Luther regarded the Mass as an abomination, all the worse because at its heart was the most important of all Christian ceremonies: the re-enactment of the Last Supper. Luther stripped away all the extra rituals but left the core event, the taking of bread and wine. You will notice that both wine and bread were part of the Lutheran communion. He, like the Hussites, could find no Biblical justification for excluding the faithful from the full commemoration.

Very early on, however, the question was raised as to the nature of what transpired at communion. The Catholics taught that the bread and wine were, at the moment of the elevation of the Host, miraculously transformed by the Holy Ghost into the actual body and blood of Christ. This transformed substance retained the appearance of bread and wine, but its essence was truly changed. It was no longer bread and wine.

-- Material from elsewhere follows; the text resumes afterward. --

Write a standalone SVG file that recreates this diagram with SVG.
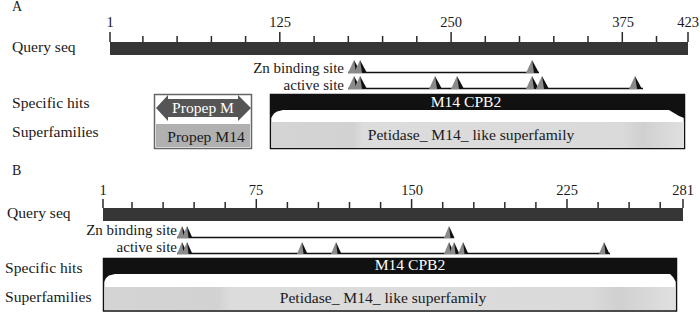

Luther rejected this, but he had some difficulty describing what exactly did happen. His position by about 1524 was that of consubstantiation: that the bread remained bread, the wine remained wine, and the body and blood of Christ were present. Both were there together. Other reformers (e.g., Zwingli) argued that the bread remained only bread, the wine only wine, and that communion was only a commemoration and nothing more. Luther would not go that far. For him, the communion meal had to retain its essentially miraculous nature.

On Baptism

The other sacrament Luther retained was baptism. He made almost no changes here. He recognized the legitimacy of infant baptism and rejected the notion of adult re-baptism. There were no priests and no holy water, but the ceremony of baptism remained sacred and central.